**Task:** Single out the lines of the material that contain "matplotlib" and copy them.

[START]

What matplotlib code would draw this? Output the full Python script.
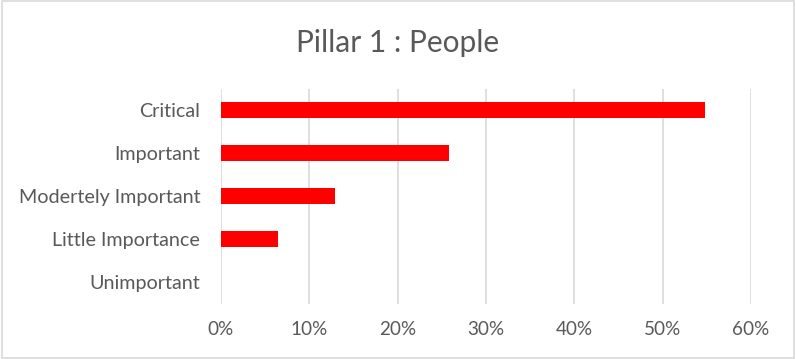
import matplotlib
matplotlib.use("Agg")
import matplotlib.pyplot as plt
from matplotlib.patches import Rectangle
from matplotlib.ticker import PercentFormatter

categories = ["Critical", "Important", "Modertely Important", "Little Importance", "Unimportant"]
values = [0.548, 0.258, 0.129, 0.065, 0.0]
x_ticks = [0, 0.1, 0.2, 0.3, 0.4, 0.5, 0.6]
title = "Pillar 1 : People"

plt.rcParams['font.family'] = ['Lato', 'DejaVu Sans']
text_color = "#595959"

fig = plt.figure(figsize=(7.96, 3.59), dpi=100)
ax = fig.add_axes([221/796, 1-304/359, (751-221)/796, (304-88.5)/359])

ypos = list(range(len(categories)))
ax.barh(ypos, values, height=0.37, color="#FF0000", zorder=3)
ax.set_yticks(ypos)
ax.set_yticklabels(categories, color=text_color, fontsize=14.2)
ax.set_ylim(len(categories)-0.5, -0.5)
ax.set_xlim(0, 0.6)
ax.set_xticks(x_ticks)
ax.xaxis.set_major_formatter(PercentFormatter(1.0, decimals=0))
ax.tick_params(axis='x', colors=text_color, labelsize=13.6, length=0, pad=12.5)
ax.tick_params(axis='y', length=0, pad=15)
ax.grid(axis='x', color="#D9D9D9", linewidth=1.2, zorder=0)
for s in ax.spines.values():
    s.set_visible(False)

fig.text(398/796, 1-43/359, title, ha='center', va='center', fontsize=21.5, color=text_color)
fig.patches.append(Rectangle((0.002, 0.003), 0.996, 0.994, transform=fig.transFigure,
                             fill=False, edgecolor="#D9D9D9", linewidth=1.2))

fig.savefig("out.png", dpi=100)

[END]

**Written response:**
What matplotlib code would draw this? Output the full Python script.
import matplotlib
matplotlib.use("Agg")
import matplotlib.pyplot as plt
from matplotlib.patches import Rectangle
from matplotlib.ticker import PercentFormatter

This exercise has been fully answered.